**TASK INSTRUCTIONS:** Look through the listing below and give the number of lines that hold "this". Say nothing more.

**LISTED ENTRIES:**
-.-.-

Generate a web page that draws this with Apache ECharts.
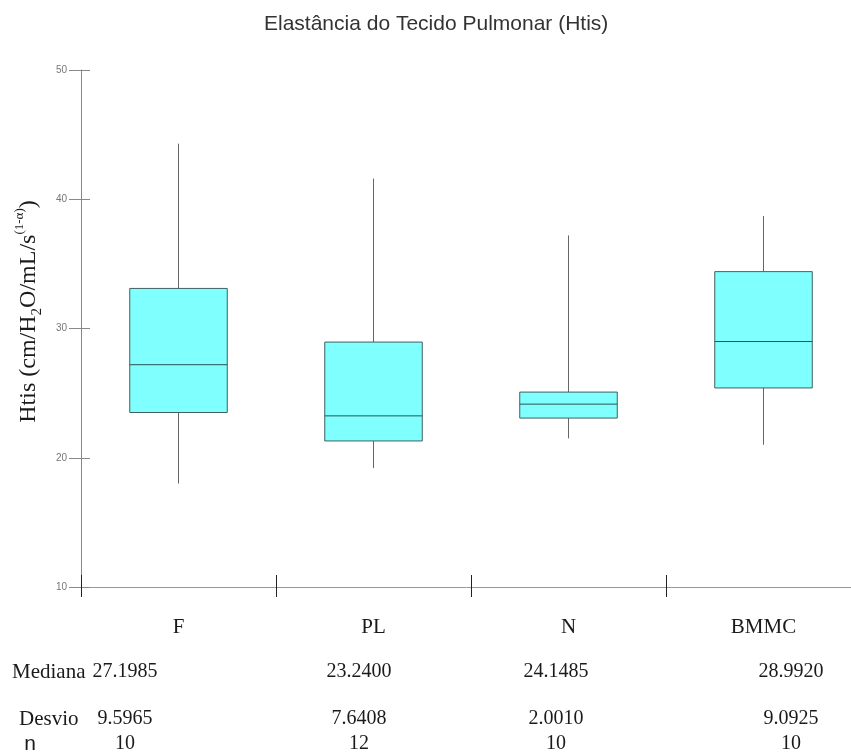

-.-.-

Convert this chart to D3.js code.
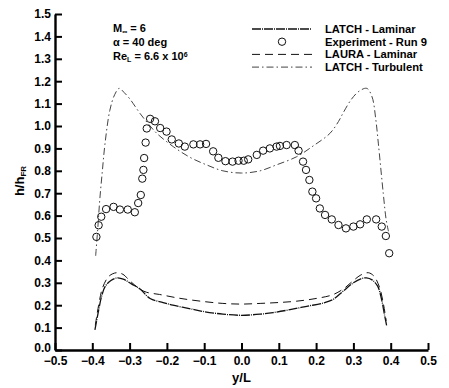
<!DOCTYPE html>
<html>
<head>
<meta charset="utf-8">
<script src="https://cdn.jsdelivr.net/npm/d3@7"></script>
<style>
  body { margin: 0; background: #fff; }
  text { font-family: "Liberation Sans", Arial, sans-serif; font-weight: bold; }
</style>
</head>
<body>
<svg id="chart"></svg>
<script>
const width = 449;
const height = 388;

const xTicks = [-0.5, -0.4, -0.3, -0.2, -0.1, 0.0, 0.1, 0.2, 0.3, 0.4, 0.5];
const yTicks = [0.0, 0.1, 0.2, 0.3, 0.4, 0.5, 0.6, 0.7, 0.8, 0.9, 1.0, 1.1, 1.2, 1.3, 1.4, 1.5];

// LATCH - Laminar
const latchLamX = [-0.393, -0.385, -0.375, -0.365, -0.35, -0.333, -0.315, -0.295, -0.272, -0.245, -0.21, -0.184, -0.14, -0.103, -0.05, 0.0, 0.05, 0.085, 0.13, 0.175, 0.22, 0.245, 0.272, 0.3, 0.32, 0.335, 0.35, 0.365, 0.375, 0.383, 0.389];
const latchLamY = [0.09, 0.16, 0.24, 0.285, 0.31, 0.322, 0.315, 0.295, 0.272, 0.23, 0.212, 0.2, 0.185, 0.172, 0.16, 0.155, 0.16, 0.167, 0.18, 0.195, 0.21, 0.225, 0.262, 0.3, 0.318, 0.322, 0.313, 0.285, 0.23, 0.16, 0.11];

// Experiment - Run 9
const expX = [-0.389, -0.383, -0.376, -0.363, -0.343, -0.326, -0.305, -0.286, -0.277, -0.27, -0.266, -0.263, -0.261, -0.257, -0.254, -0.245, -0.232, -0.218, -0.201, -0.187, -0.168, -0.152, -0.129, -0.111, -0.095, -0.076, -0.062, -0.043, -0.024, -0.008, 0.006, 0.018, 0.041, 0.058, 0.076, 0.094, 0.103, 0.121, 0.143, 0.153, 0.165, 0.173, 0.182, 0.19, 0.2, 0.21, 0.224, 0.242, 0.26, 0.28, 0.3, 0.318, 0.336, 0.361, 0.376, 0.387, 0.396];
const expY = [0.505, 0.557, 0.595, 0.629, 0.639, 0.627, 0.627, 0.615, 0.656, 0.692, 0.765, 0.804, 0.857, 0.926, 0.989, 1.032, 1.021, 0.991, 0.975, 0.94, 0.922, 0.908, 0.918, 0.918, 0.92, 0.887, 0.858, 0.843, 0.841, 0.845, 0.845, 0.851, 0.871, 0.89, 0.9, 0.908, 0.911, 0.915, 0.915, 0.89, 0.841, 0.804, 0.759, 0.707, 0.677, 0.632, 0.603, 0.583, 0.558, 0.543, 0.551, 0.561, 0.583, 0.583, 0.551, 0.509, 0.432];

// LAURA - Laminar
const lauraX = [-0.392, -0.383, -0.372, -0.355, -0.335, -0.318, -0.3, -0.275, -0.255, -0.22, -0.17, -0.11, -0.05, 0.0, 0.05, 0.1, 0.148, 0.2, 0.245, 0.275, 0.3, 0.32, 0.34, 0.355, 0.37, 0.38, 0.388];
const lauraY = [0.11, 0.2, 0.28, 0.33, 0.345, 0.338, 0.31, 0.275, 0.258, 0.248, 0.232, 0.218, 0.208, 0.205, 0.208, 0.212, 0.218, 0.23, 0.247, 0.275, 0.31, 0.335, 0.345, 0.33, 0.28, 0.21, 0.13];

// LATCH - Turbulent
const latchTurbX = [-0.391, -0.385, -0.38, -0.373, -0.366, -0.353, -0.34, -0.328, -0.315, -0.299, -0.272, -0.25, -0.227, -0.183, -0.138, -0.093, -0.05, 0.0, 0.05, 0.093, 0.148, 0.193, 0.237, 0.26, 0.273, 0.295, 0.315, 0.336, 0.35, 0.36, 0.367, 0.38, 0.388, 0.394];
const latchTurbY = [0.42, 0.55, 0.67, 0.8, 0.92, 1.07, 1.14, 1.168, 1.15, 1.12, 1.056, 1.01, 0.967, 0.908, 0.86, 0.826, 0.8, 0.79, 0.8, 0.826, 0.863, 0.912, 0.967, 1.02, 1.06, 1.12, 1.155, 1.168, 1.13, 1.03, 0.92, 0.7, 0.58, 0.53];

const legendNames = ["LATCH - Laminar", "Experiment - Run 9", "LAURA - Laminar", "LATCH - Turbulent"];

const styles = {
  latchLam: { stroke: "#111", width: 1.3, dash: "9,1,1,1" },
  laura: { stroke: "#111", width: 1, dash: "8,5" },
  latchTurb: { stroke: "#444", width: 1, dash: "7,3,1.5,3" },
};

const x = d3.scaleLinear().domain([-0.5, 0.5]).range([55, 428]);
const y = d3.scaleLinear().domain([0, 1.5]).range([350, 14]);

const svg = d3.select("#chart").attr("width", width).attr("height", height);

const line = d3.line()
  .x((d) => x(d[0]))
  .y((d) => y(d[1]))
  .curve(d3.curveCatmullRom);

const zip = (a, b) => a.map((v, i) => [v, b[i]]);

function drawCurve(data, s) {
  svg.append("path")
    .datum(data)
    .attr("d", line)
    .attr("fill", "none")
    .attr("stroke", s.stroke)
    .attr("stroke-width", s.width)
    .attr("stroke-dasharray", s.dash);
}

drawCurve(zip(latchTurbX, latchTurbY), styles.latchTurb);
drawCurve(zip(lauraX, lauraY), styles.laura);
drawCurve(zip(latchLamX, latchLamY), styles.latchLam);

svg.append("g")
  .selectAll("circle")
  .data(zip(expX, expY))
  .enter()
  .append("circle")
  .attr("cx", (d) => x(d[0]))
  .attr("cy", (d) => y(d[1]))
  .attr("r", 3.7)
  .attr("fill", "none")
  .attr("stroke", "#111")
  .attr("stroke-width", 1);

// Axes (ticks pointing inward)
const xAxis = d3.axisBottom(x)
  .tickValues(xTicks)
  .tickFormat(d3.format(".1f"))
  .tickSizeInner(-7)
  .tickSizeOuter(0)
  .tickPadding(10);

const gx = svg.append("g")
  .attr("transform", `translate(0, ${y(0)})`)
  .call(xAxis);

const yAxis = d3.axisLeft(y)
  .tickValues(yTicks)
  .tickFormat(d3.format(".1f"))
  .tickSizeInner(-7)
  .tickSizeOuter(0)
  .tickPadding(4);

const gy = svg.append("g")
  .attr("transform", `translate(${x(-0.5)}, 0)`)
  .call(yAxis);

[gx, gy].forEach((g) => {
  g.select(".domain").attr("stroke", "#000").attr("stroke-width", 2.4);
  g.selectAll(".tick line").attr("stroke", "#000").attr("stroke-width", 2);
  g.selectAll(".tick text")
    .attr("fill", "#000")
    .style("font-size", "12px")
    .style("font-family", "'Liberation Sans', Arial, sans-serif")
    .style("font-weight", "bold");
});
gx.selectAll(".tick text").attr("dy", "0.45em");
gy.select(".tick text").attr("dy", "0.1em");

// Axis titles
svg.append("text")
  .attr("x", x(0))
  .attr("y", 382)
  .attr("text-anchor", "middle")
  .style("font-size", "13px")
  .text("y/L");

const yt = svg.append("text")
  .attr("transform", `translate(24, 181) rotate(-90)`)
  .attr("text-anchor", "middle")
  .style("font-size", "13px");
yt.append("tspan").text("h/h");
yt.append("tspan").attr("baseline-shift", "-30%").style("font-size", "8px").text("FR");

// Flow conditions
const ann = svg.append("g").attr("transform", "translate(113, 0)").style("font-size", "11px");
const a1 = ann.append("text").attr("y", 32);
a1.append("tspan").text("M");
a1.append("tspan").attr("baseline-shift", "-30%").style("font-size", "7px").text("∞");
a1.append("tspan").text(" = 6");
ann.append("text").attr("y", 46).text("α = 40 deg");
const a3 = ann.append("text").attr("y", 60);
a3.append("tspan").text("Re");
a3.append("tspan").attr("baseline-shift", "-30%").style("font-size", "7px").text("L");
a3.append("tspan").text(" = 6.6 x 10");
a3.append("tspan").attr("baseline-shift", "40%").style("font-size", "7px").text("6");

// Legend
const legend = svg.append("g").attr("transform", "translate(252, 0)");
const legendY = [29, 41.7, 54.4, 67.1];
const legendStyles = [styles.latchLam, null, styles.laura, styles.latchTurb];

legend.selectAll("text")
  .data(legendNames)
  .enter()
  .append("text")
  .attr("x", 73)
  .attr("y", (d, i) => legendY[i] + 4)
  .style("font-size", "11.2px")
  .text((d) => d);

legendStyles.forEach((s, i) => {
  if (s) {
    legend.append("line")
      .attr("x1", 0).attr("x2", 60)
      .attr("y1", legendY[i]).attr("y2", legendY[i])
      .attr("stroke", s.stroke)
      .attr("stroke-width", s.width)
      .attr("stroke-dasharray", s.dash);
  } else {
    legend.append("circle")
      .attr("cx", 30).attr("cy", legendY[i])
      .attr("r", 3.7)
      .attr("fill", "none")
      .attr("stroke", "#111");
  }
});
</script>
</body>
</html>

-.-.-

**COMPLETE OUTPUT:** 2